Central Pacific Campaign (1941-43)/Battle of Midway
From Month/Year
June / 1942
To Month/Year
June / 1942
Description The Battle of Midway in the Pacific Theater of Operations was one of the most important naval battles of World War II. Between 4 and 7 June 1942, only six months after Japan's attack on Pearl Harbor, and one month after the Battle of the Coral Sea, the United States Navy (USN), under Admirals Chester W. Nimitz, Frank Jack Fletcher, and Raymond A. Spruance decisively defeated an attack by the Imperial Japanese Navy (IJN), under Admirals Isoroku Yamamoto, Chuichi Nagumo, and Nobutake Kondo on Midway Atoll, inflicting irreparable damage on the Japanese fleet. Military historian John Keegan called it "the most stunning and decisive blow in the history of naval warfare." It was Japan's first naval defeat since the Battle of Shimonoseki Straits in 1863.

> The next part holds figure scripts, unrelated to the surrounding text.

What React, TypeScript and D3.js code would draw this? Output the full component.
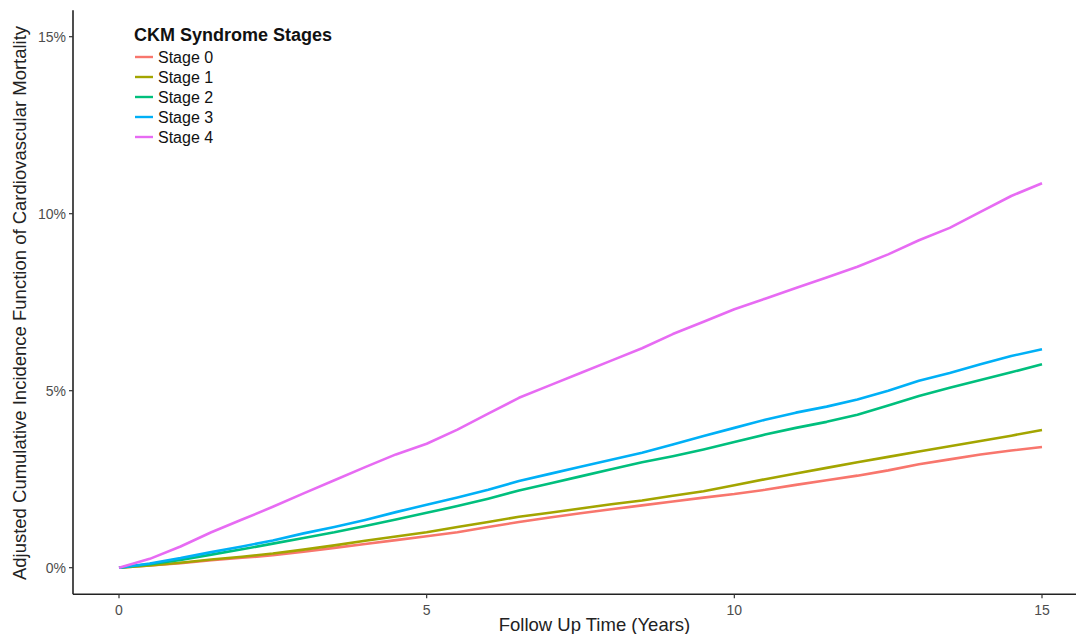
import React from "react";
import * as d3 from "d3";

const times = [0, 0.5, 1, 1.5, 2, 2.5, 3, 3.5, 4, 4.5, 5, 5.5, 6, 6.5, 7, 7.5, 8, 8.5, 9, 9.5, 10, 10.5, 11, 11.5, 12, 12.5, 13, 13.5, 14, 14.5, 15];

const stage0 = [0, 0.06, 0.13, 0.21, 0.28, 0.35, 0.45, 0.56, 0.67, 0.78, 0.89, 1.0, 1.15, 1.29, 1.42, 1.54, 1.65, 1.76, 1.87, 1.98, 2.08, 2.2, 2.34, 2.47, 2.6, 2.75, 2.92, 3.06, 3.2, 3.31, 3.41];
const stage1 = [0, 0.06, 0.14, 0.23, 0.31, 0.4, 0.51, 0.63, 0.76, 0.88, 1.0, 1.15, 1.29, 1.44, 1.55, 1.67, 1.79, 1.9, 2.03, 2.16, 2.33, 2.5, 2.66, 2.82, 2.98, 3.13, 3.28, 3.43, 3.58, 3.73, 3.89];
const stage2 = [0, 0.1, 0.22, 0.37, 0.52, 0.68, 0.84, 1.0, 1.18, 1.36, 1.55, 1.74, 1.95, 2.18, 2.38, 2.58, 2.78, 2.98, 3.15, 3.34, 3.55, 3.76, 3.95, 4.12, 4.32, 4.58, 4.85, 5.08, 5.3, 5.52, 5.75];
const stage3 = [0, 0.12, 0.27, 0.44, 0.6, 0.77, 0.97, 1.15, 1.35, 1.57, 1.78, 1.98, 2.2, 2.45, 2.65, 2.85, 3.05, 3.25, 3.48, 3.72, 3.95, 4.18, 4.38, 4.55, 4.75, 5.0, 5.28, 5.5, 5.75, 5.98, 6.17];
const stage4 = [0, 0.25, 0.6, 1.0, 1.36, 1.72, 2.1, 2.47, 2.84, 3.2, 3.5, 3.9, 4.35, 4.8, 5.15, 5.5, 5.85, 6.2, 6.6, 6.95, 7.3, 7.6, 7.9, 8.2, 8.5, 8.85, 9.25, 9.6, 10.05, 10.5, 10.86];

const stageNames = ["Stage 0", "Stage 1", "Stage 2", "Stage 3", "Stage 4"];
const stageColors = ["#F8766D", "#A3A500", "#00BF7D", "#00B0F6", "#E76BF3"];
const stageValues = [stage0, stage1, stage2, stage3, stage4];

const xTicks = [0, 5, 10, 15];
const yTicks = [0, 5, 10, 15];

const W = 1076;
const H = 634;

export default function App() {
  const x = d3.scaleLinear().domain([0, 15]).range([119, 1042]);
  const y = d3.scaleLinear().domain([0, 15]).range([567.7, 36.7]);
  const axisLeft = 73;
  const axisBottom = 594.3;
  const axisTop = y(15.75);

  const line = d3
    .line<[number, number]>()
    .x((d) => x(d[0]))
    .y((d) => y(d[1]))
    .curve(d3.curveLinear);

  const font = "'Liberation Sans', Arial, Helvetica, sans-serif";

  return (
    <div style={{ position: "absolute", left: 0, top: 0 }}>
      <svg width={W} height={H} style={{ display: "block", background: "#fff" }} fontFamily={font}>
        <rect x={0} y={0} width={W} height={H} fill="#fff" />
        {stageValues.map((vals, i) => (
          <path
            key={i}
            d={line(times.map((t, j) => [t, vals[j]] as [number, number])) || ""}
            fill="none"
            stroke={stageColors[i]}
            strokeWidth={2.6}
            strokeLinejoin="round"
          />
        ))}
        {/* axes */}
        <line x1={axisLeft} x2={axisLeft} y1={axisTop} y2={axisBottom} stroke="#222" strokeWidth={1.6} />
        <line x1={axisLeft} x2={W} y1={axisBottom} y2={axisBottom} stroke="#222" strokeWidth={1.6} />
        {yTicks.map((t) => (
          <g key={"y" + t}>
            <line x1={axisLeft - 4} x2={axisLeft} y1={y(t)} y2={y(t)} stroke="#333" strokeWidth={1.2} />
            <text x={axisLeft - 7} y={y(t)} dy="0.35em" textAnchor="end" fontSize={14} fill="#4d4d4d">
              {t + "%"}
            </text>
          </g>
        ))}
        {xTicks.map((t) => (
          <g key={"x" + t}>
            <line x1={x(t)} x2={x(t)} y1={axisBottom} y2={axisBottom + 4} stroke="#333" strokeWidth={1.2} />
            <text x={x(t)} y={axisBottom + 16} dy="0.35em" textAnchor="middle" fontSize={14} fill="#4d4d4d">
              {t}
            </text>
          </g>
        ))}
        <text x={594.5} y={624.5} dy="0.35em" textAnchor="middle" fontSize={18.5} fill="#222">
          Follow Up Time (Years)
        </text>
        <text
          transform={`translate(20, 303) rotate(-90)`}
          textAnchor="middle"
          dy="0.35em"
          fontSize={18.5}
          fill="#222"
        >
          Adjusted Cumulative Incidence Function of Cardiovascular Mortality
        </text>
        {/* legend */}
        <text x={134} y={35} dy="0.35em" fontSize={18} fontWeight="bold" fill="#111">
          CKM Syndrome Stages
        </text>
        {stageNames.map((n, i) => (
          <g key={n}>
            <line x1={135} x2={153} y1={57 + i * 20} y2={57 + i * 20} stroke={stageColors[i]} strokeWidth={2.4} />
            <text x={158} y={57 + i * 20} dy="0.35em" fontSize={16} fill="#111">
              {n}
            </text>
          </g>
        ))}
      </svg>
    </div>
  );
}
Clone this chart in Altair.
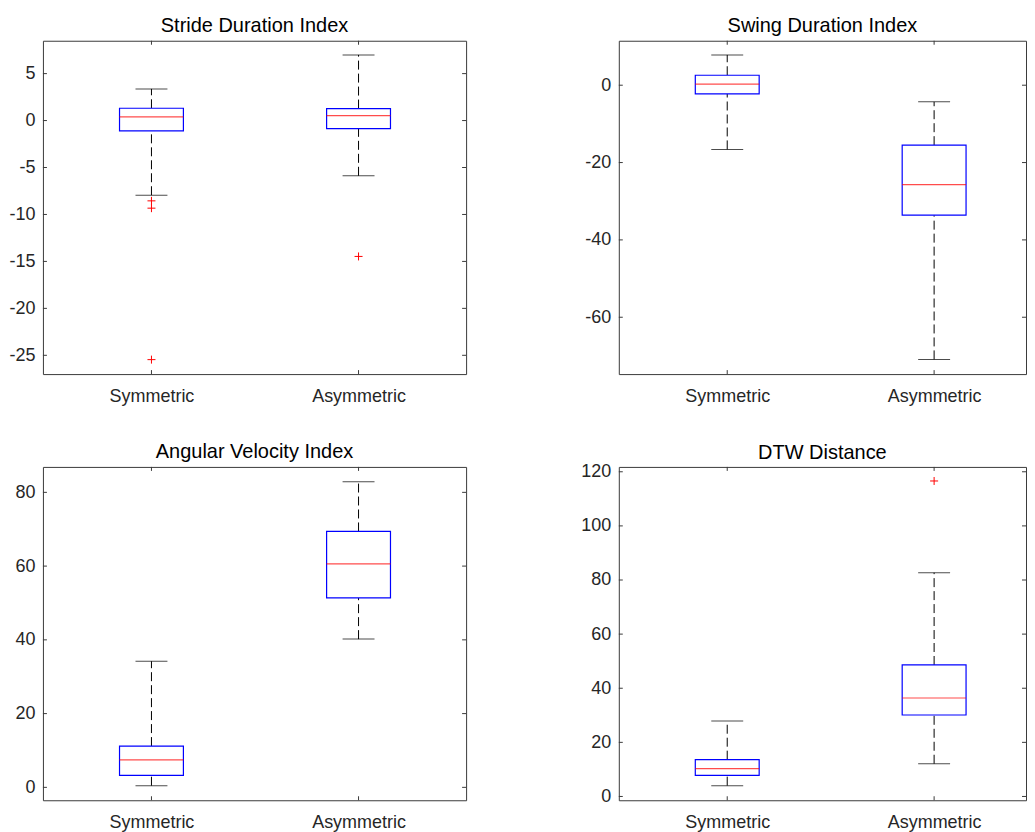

The Japanese operation, like the earlier attack on Pearl Harbor, sought to eliminate the United States as a strategic power in the Pacific, thereby giving Japan a free hand in establishing its Greater East Asia Co-Prosperity Sphere. The Japanese hoped that another demoralizing defeat would force the U.S. to capitulate in the Pacific War and thus ensure Japanese dominance in the Pacific.
The Japanese plan was to lure the United States' aircraft carriers into a trap. The Japanese also intended to occupy Midway as part of an overall plan to extend their defensive perimeter in response to the Doolittle air raid on Tokyo. This operation was also considered preparatory for further attacks against Fiji, Samoa, and Hawaii itself.
The plan was handicapped by faulty Japanese assumptions of the American reaction and poor initial dispositions.Most significantly, American codebreakers were able to determine the date and location of the attack, enabling the forewarned U.S. Navy to set up an ambush of its own. Four Japanese aircraft carriers—Akagi, Kaga, Soryu and Hiryu, all part of the six-carrier force that had attacked Pearl Harbor six months earlier—and a heavy cruiser were sunk at a cost of one American aircraft carrier and a destroyer. After Midway and the exhausting attrition of the Solomon Islands campaign, Japan's shipbuilding and pilot training programs were unable to keep pace in replacing their losses, while the U.S. steadily increased its output in both areas.